### WRITTEN REQUEST
Everything from the first line down to the line containing "of Operational Design</div>" is to be retyped exactly, both ends included, with pictures left out.

================================

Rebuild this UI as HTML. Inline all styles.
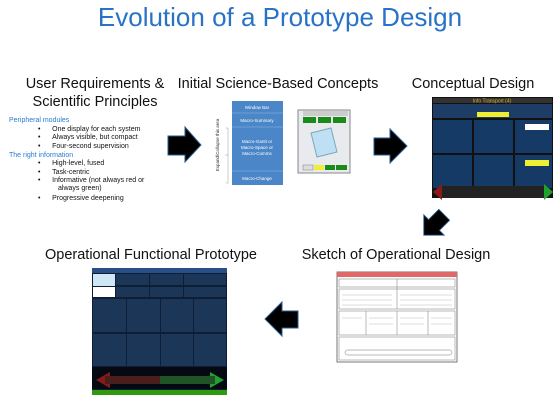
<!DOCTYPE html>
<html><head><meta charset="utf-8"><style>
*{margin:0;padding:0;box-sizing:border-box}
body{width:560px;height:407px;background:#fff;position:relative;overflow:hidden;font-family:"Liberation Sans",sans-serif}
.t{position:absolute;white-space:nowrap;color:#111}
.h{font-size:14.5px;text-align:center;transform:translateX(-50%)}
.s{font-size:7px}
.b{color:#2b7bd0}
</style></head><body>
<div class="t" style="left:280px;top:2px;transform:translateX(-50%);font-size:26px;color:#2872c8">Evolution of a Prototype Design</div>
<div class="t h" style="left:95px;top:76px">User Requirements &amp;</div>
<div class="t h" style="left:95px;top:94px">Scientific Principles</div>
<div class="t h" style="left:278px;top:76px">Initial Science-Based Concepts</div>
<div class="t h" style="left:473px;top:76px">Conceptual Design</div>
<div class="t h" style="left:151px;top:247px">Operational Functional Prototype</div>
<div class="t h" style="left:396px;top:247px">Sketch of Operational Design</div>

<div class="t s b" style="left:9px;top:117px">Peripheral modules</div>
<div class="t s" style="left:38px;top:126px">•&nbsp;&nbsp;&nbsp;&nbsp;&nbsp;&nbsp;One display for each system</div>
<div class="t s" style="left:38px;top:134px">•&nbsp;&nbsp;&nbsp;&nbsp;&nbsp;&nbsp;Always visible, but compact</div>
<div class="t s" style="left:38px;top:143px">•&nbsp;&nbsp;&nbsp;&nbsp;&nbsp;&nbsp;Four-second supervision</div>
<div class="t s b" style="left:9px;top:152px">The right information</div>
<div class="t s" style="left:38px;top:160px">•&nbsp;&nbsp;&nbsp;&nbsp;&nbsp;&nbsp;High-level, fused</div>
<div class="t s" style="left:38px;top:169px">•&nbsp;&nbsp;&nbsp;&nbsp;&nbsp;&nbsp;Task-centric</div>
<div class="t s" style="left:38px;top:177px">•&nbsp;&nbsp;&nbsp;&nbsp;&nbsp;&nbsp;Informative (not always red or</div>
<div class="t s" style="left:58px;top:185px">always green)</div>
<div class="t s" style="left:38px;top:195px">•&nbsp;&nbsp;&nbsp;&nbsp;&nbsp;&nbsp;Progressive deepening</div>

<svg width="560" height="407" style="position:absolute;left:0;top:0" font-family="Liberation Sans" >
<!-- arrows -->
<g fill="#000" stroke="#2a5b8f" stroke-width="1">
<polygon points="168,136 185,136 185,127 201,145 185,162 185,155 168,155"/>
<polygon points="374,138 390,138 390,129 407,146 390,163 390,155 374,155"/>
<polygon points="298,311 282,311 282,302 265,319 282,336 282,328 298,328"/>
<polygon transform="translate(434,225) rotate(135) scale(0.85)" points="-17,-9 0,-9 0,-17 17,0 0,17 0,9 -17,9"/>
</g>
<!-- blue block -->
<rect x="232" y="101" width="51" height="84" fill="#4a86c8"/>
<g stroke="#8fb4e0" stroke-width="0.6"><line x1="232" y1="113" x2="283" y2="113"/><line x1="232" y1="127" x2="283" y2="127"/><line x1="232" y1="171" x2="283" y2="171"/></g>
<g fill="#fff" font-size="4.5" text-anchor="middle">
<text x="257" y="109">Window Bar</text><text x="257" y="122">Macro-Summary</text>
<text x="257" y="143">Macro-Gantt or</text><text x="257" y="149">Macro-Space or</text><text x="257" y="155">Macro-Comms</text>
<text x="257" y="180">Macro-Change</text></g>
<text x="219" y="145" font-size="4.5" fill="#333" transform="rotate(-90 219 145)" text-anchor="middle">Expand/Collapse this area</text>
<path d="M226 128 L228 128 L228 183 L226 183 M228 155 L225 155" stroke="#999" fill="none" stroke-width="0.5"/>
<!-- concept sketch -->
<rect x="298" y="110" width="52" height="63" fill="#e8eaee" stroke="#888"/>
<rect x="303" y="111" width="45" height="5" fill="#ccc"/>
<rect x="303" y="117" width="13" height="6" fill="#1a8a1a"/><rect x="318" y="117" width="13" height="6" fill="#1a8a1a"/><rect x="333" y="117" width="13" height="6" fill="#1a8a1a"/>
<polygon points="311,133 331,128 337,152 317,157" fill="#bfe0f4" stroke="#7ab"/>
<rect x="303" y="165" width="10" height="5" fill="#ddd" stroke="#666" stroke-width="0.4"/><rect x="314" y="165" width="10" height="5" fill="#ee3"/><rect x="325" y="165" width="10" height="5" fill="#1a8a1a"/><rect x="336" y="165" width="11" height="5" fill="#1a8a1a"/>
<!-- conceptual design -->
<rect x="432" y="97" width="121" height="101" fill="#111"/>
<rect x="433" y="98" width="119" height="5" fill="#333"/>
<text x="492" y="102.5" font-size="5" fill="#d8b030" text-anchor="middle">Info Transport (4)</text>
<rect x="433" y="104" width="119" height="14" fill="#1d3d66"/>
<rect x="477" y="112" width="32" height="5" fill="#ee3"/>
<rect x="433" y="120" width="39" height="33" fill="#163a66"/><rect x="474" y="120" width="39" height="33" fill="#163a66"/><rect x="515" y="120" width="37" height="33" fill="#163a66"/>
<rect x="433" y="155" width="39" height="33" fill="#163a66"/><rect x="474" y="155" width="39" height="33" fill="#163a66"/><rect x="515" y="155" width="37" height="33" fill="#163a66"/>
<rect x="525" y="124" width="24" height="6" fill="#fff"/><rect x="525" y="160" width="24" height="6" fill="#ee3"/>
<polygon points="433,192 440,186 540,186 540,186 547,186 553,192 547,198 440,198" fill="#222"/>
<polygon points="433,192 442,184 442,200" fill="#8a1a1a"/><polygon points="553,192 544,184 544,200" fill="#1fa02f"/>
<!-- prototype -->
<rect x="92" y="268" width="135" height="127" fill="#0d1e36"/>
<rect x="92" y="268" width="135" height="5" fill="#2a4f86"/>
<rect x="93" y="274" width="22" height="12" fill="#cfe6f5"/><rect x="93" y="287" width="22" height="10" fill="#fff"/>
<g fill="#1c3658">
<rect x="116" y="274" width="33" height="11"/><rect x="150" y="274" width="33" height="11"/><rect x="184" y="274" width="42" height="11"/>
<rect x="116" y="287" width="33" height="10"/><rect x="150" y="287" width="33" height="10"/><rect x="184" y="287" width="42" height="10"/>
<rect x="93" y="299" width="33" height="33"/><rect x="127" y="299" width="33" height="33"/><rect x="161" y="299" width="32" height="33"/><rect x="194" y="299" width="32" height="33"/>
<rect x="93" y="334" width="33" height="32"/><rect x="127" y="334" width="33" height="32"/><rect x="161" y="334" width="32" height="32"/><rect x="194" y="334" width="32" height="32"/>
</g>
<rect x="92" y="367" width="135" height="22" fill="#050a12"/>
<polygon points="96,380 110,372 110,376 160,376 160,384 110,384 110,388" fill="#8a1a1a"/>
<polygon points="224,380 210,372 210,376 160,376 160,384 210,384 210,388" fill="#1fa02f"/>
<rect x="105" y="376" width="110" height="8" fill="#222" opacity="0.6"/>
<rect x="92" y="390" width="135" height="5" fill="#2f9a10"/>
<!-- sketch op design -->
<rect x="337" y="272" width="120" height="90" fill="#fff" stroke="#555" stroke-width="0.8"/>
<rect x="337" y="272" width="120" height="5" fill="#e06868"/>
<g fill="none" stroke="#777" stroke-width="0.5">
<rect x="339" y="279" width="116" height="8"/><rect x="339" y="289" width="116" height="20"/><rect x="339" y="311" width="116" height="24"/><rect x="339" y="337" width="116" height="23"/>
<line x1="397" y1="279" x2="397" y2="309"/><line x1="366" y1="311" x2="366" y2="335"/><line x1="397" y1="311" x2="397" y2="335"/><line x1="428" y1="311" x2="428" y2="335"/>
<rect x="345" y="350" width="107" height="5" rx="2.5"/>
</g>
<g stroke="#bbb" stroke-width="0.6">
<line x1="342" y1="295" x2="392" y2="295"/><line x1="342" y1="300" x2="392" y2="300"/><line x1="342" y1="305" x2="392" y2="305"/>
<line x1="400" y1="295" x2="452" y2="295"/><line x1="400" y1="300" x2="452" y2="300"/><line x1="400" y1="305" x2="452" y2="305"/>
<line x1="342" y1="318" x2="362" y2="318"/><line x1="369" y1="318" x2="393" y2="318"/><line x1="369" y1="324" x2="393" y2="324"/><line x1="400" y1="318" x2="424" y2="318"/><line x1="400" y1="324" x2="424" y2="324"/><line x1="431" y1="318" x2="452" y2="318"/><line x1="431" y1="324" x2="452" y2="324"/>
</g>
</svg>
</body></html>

================================

### COMPLETED EXERCISE
Rebuild this UI as HTML. Inline all styles.
<!DOCTYPE html>
<html><head><meta charset="utf-8"><style>
*{margin:0;padding:0;box-sizing:border-box}
body{width:560px;height:407px;background:#fff;position:relative;overflow:hidden;font-family:"Liberation Sans",sans-serif}
.t{position:absolute;white-space:nowrap;color:#111}
.h{font-size:14.5px;text-align:center;transform:translateX(-50%)}
.s{font-size:7px}
.b{color:#2b7bd0}
</style></head><body>
<div class="t" style="left:280px;top:2px;transform:translateX(-50%);font-size:26px;color:#2872c8">Evolution of a Prototype Design</div>
<div class="t h" style="left:95px;top:76px">User Requirements &amp;</div>
<div class="t h" style="left:95px;top:94px">Scientific Principles</div>
<div class="t h" style="left:278px;top:76px">Initial Science-Based Concepts</div>
<div class="t h" style="left:473px;top:76px">Conceptual Design</div>
<div class="t h" style="left:151px;top:247px">Operational Functional Prototype</div>
<div class="t h" style="left:396px;top:247px">Sketch of Operational Design</div>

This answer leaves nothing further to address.